Let’s start with the 14-30mm F/4. It’s an ultra-wide zoom lens, with tack sharp images, little to no chromatic aberration, great depth of field and just a hint of distortion that’s kept to a minimum. There’s 14 elements, 12 groups and four aspherical elements, with the whole lens weighing in at 485g.

It’s a telescopic lens so it zooms externally, which isn’t our favourite feature, but an internal zoom would definitely drive the price up considerably. Photo quality is great, however, with sharp images all through to the corners.

There are two rings on the lens, one is mappable to any function you’d like (aperture, exposure and more) while the other handles the zoom. They both have a good amount of tension and are a pleasure to use, smooth and not too loose.

The 24-70mm F/2.8 lens is what we hoped to see when Nikon launched the Z6 and Z7. A fast zoom lens with a focal length that’s considered part of the “holy trinity”, it has 17 elements, 15 groups and four aspherical elements.

Both the 14-30 and the 24-70 share the same diameter size, 82mm, allowing you to swap filters between the two lenses instead of having to buy double. Weighing 805g, it’s a little heavier than the 14-30mm F/4 but considering that the aperture can open as big as F/2.8, I’d say it’s a decent weight.

There’s a display window on the lens which shows the focal length and aperture, which seems a little odd seeing as those values can easily be found elsewhere, but we’ll chalk it up to a design choice by Nikon. The zoom ring feels almost similar to the one present on the 14-30 with the same satisfying smoothness when operating it.

For photographers looking for a lens at the extreme long end of the focal range, the AF-S 500mm F/5.6E PF ED VR will satisfy your requirements. While it’s using the F mount and not the Z mount, resulting in slightly slower autofocus as opposed to native Z mount lenses, the relatively compact size of the lens makes it invaluable.

A mere 1,460g heavy, this lens feels almost like a 200mm lens in the hand, all while squeezing in 19 elements and 11 groups with the Phase Fresnel lens design.
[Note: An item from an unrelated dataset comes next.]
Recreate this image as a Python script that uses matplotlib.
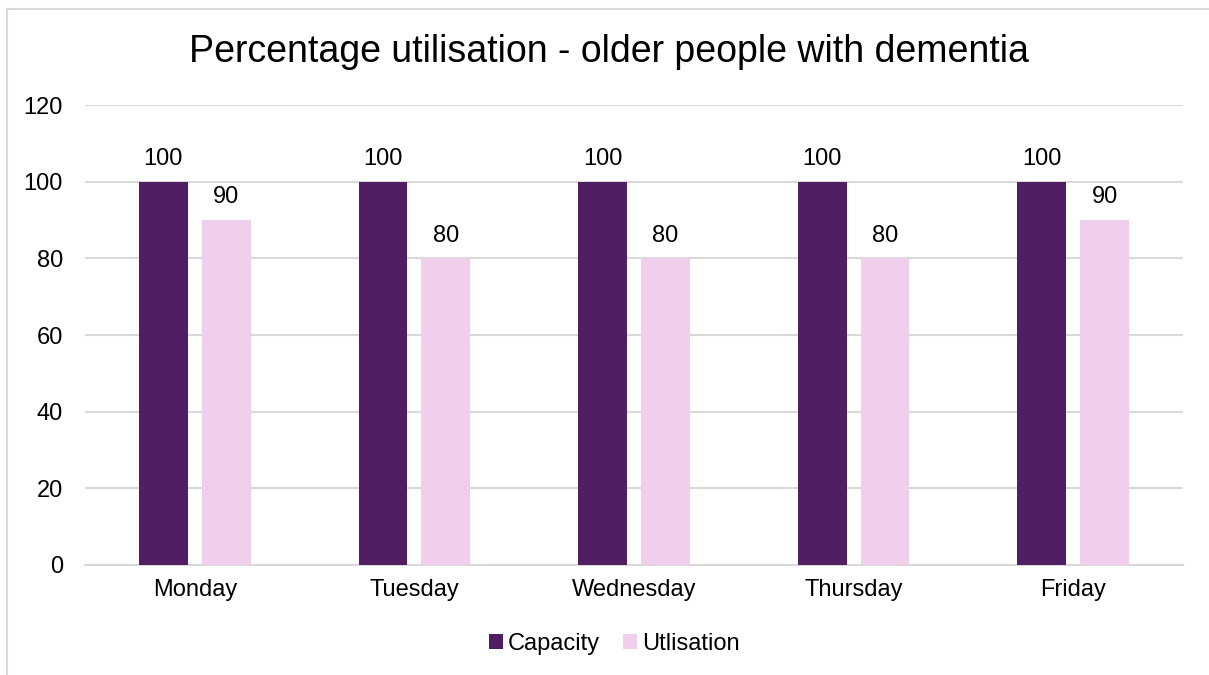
import matplotlib.pyplot as plt
from matplotlib.patches import Rectangle

plt.rcParams['font.family'] = ['Liberation Sans', 'DejaVu Sans']

days = ['Monday', 'Tuesday', 'Wednesday', 'Thursday', 'Friday']
capacity = [100, 100, 100, 100, 100]
utilisation = [90, 80, 80, 80, 90]
yticks = [0, 20, 40, 60, 80, 100, 120]

fig = plt.figure(figsize=(12.09, 6.75), dpi=100)
ax = fig.add_axes([0.0703, 0.163, 0.9082, 0.6814])

# outer chart frame (runs off the right and bottom edges)
fig.patches.append(Rectangle((7 / 1209, -0.05), 1.1, 1 - 9 / 675 + 0.05,
                             transform=fig.transFigure, fill=False,
                             edgecolor='#d9d9d9', linewidth=1.5))

x = range(len(days))
w = 0.223
off = 0.143
b1 = ax.bar([i - off for i in x], capacity, w, color='#511e64', label='Capacity', zorder=3)
b2 = ax.bar([i + off for i in x], utilisation, w, color='#f0cfed', label='Utlisation', zorder=3)

for bars, vals in [(b1, capacity), (b2, utilisation)]:
    for rect, v in zip(bars, vals):
        ax.annotate(str(v), (rect.get_x() + rect.get_width() / 2, v),
                    xytext=(0, 8.5), textcoords='offset points',
                    ha='center', va='bottom', fontsize=17, color='#000000')

ax.set_xlim(-0.5, len(days) - 0.5)
ax.set_ylim(0, 120)
ax.set_yticks(yticks)
ax.set_xticks(list(x))
ax.set_xticklabels(days)
ax.tick_params(axis='both', length=0, labelsize=17, colors='#000000')
ax.tick_params(axis='y', pad=16)
ax.tick_params(axis='x', pad=10)
ax.grid(axis='y', color='#d9d9d9', linewidth=1.5, zorder=0)
for s in ['top', 'right', 'left']:
    ax.spines[s].set_visible(False)
ax.spines['bottom'].set_color('#d9d9d9')
ax.spines['bottom'].set_linewidth(1.5)

fig.text(0.5035, 1 - 52 / 675, 'Percentage utilisation - older people with dementia',
         ha='center', va='center', fontsize=27)

fig.legend(handles=[b1, b2], loc='center', bbox_to_anchor=(0.508, 1 - 644 / 675),
           ncol=2, frameon=False, fontsize=17, handlelength=0.6, handleheight=0.6,
           handletextpad=0.2, columnspacing=1.0)

fig.savefig('out.png', dpi=100)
What’s more, there’s image stabilisation in the camera as well.

The minimum 3m focusing distance is a little far, but since this is a super telephoto lens that’s meant for shooting wildlife and the likes, I reckon the users of this lens won’t be getting all that close to their subjects in the first place. While this isn’t the sharpest lens in the market, it’s good enough to get sharp photos with plenty of detail.
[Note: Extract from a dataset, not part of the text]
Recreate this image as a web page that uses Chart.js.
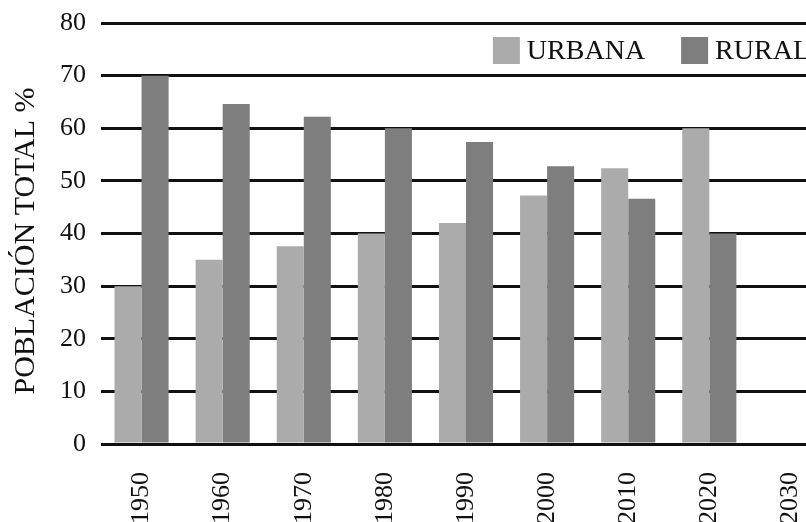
<!DOCTYPE html>
<html>
<head>
<meta charset="utf-8">
<script src="https://cdn.jsdelivr.net/npm/chart.js@4.4.1/dist/chart.umd.min.js"></script>
<style>
  html, body { margin: 0; padding: 0; background: #fff; overflow: hidden; }
  #wrap { width: 806px; height: 522px; overflow: hidden; }
</style>
</head>
<body>
<div id="wrap">
  <canvas id="myChart" width="831" height="527"></canvas>
</div>
<script>
// Bring in data
const years = ["1950", "1960", "1970", "1980", "1990", "2000", "2010", "2020", "2030"];
const urbana = [30, 35, 37.6, 40, 42, 47.2, 52.4, 60, null];
const rural = [70, 64.6, 62.2, 60, 57.4, 52.8, 46.6, 40, null];
const yTicks = [0, 10, 20, 30, 40, 50, 60, 70, 80];

const serif = "'Liberation Serif', 'Times New Roman', serif";

// legend sits inside the plot, right aligned, under the 80 line
const insideLegend = {
  id: "insideLegend",
  afterDraw(chart) {
    const c = chart.ctx;
    const area = chart.chartArea;
    const box = 27, gap = 7, itemGap = 36;
    c.save();
    c.font = "28px " + serif;
    c.textBaseline = "middle";
    c.textAlign = "left";
    let x = area.right - 21;
    const y = area.top + 14;
    const items = chart.data.datasets.slice().reverse();
    items.forEach((ds) => {
      const w = c.measureText(ds.label).width;
      x -= w;
      c.fillStyle = "#111";
      c.fillText(ds.label, x, y + box / 2 + 1);
      x -= gap + box;
      c.fillStyle = ds.backgroundColor;
      c.fillRect(x, y, box, box);
      x -= itemGap;
    });
    c.restore();
  }
};

const ctx = document.getElementById("myChart").getContext("2d");

new Chart(ctx, {
  type: "bar",
  data: {
    labels: years,
    datasets: [
      {
        label: "URBANA",
        data: urbana,
        backgroundColor: "#ababab",
        borderWidth: 0,
        barPercentage: 1,
        categoryPercentage: 0.667
      },
      {
        label: "RURAL",
        data: rural,
        backgroundColor: "#7e7e7e",
        borderWidth: 0,
        barPercentage: 1,
        categoryPercentage: 0.667
      }
    ]
  },
  plugins: [insideLegend],
  options: {
    responsive: false,
    animation: false,
    layout: { padding: { top: 23, right: 0, bottom: 0, left: 0 } },
    plugins: {
      tooltip: { enabled: false },
      legend: { display: false }
    },
    scales: {
      x: {
        grid: { display: false, drawTicks: true, tickLength: 25 },
        border: { display: false },
        ticks: {
          minRotation: 90,
          maxRotation: 90,
          padding: 3,
          color: "#111",
          font: { family: serif, size: 26 }
        }
      },
      y: {
        min: 0,
        max: 80,
        afterBuildTicks: (axis) => {
          axis.ticks = yTicks.map((v) => ({ value: v }));
        },
        grid: { color: "#111", lineWidth: 3, drawTicks: true, tickLength: 12, tickColor: "rgba(0,0,0,0)" },
        border: { display: false },
        ticks: {
          padding: 3,
          color: "#111",
          font: { family: serif, size: 26 }
        },
        title: {
          display: true,
          text: "POBLACIÓN TOTAL %  ",
          color: "#111",
          padding: { top: 8, bottom: 13 },
          font: { family: serif, size: 30 }
        }
      }
    }
  }
});
</script>
</body>
</html>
Let’s talk about the firmware 2.0 update. The biggest feature that’s gotten people buzzing is the eye-tracking for photos. Now a photographer can focus on human eyes instead of just tracking a face around. While it doesn’t work flawlessly, the technology does work most of the time and can be helpful when composing shots with a subject’s face half hidden.

There’s also better autofocus now in low light and less blackouts when shooting in continuous mode, as well as the addition of auto-exposure tracking in high-speed continuous shooting to ensure all photos have optimal exposure.